I probably should be going to bed now but I wouldn’t feel complete if I didn’t post a little something about our recent camping adventure! Greg, Val, Ben and I drove out to Blacksmith Fork Canyon (7 miles south of Logan) where we lived amongst the trees for three days and three nights (4th of July weekend). The bullet-point-summary of our venture (and by bullet point I mean hyphen):
– Set up camp next to a stream and made a designated bathroom spot (complete with a toilet seat and bucket! Complements to Ben for the iPoop)

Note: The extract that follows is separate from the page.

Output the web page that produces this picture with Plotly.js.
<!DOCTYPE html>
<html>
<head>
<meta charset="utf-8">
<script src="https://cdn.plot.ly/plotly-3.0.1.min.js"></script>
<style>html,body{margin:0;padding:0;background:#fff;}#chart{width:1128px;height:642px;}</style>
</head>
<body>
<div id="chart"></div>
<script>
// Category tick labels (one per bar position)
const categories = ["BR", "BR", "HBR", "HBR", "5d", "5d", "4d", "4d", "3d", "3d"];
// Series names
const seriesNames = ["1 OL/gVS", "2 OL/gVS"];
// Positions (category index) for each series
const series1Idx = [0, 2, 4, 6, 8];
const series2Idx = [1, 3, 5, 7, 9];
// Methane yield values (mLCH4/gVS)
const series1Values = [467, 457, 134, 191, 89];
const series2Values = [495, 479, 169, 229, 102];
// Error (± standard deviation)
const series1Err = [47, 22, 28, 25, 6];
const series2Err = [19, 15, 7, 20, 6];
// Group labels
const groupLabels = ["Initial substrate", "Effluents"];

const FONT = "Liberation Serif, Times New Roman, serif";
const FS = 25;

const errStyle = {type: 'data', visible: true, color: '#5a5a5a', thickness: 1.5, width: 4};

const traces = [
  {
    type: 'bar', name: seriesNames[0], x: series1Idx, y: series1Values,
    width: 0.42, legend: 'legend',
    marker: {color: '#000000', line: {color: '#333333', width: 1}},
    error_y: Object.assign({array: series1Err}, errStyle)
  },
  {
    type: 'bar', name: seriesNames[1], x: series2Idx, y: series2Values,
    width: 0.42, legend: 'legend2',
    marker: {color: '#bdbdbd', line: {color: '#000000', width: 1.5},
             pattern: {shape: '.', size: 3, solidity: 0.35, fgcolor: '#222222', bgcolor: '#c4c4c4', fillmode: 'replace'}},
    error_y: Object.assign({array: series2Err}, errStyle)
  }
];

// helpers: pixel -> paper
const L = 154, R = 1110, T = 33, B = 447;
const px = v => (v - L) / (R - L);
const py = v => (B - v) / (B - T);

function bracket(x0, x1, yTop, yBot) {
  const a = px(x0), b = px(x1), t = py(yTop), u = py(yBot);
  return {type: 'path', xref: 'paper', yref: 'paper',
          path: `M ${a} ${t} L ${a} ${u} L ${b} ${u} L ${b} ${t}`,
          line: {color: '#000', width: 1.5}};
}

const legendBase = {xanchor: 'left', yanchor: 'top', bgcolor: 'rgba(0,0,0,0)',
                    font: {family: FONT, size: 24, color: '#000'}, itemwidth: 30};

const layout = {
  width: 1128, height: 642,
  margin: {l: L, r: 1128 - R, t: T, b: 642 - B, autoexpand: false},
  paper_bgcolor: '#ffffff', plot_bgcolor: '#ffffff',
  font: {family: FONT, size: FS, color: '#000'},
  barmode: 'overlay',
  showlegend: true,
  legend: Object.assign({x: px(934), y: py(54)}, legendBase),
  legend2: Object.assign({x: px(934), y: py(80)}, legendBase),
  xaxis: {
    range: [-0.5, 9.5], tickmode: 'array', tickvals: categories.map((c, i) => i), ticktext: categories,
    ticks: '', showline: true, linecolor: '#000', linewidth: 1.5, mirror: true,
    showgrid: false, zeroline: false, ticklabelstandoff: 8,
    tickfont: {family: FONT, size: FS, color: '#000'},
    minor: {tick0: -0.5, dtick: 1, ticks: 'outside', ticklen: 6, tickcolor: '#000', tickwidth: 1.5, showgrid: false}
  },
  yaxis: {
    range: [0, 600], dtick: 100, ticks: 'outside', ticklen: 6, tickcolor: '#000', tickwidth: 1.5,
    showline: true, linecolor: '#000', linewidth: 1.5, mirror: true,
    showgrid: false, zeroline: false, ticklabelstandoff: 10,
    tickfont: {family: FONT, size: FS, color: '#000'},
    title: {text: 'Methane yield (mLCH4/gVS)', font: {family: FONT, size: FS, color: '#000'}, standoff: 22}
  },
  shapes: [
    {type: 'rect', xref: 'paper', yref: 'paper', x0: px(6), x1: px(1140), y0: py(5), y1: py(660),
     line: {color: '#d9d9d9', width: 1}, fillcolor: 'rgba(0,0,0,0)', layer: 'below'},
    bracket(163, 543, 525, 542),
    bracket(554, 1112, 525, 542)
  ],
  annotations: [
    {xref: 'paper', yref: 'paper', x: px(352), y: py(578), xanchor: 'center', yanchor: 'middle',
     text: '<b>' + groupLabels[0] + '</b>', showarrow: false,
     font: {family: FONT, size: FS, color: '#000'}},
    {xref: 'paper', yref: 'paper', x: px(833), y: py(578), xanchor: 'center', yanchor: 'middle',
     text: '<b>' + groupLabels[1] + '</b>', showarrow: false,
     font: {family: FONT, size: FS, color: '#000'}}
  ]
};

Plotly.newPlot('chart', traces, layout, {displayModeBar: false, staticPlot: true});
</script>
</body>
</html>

– My left calf became the hot spot for bugs to munch on
– We skipped stones on a spring and forced the boys to walk into freezing water. Just like we forced them to eat dog food.
– We saw a ga-zillion butterflies and I even got to hold one in my hand! (it was actually dying…Ben “set it free” by gently propelling it into a bush on the 4th of July)
– All able-bodied citizens hiked up Richard’s Trail in hopes of seeing a waterfall. An elderly Schnauzer and a 13-week-old puppy proved to be better than me at walking. My fear of heights also forced me to stoop to such a lowly level where I shamefully had to ask Ben to hold my hand :(
– Boston tackled a bear! Doggy style.
– We discovered a fun little game where you pick any book/movie title and replace one of the nouns with an inappropriate word that I choose to censure. Hint: it starts with a V and almost rhymes with “piranha.” Hm, not really.
– Watermelons should not be left in fire pits. The seeds do, in fact, pop aggressively.
– Mice are filthy thieves that crawl into any crevice including laundry baskets and grills. They also leave gifts in red plastic bowls :(
I left camp looking like a crazed hobo with no knowledge of where my cell phone was. I’m not even sure how I managed to restrain my bowel movements for two and a half days. But I sure did have a good time! There’s nothing better than coming home after a camping trip and washing off crusty layers of dirt and dead skin on every square inch of your body. Mmmm.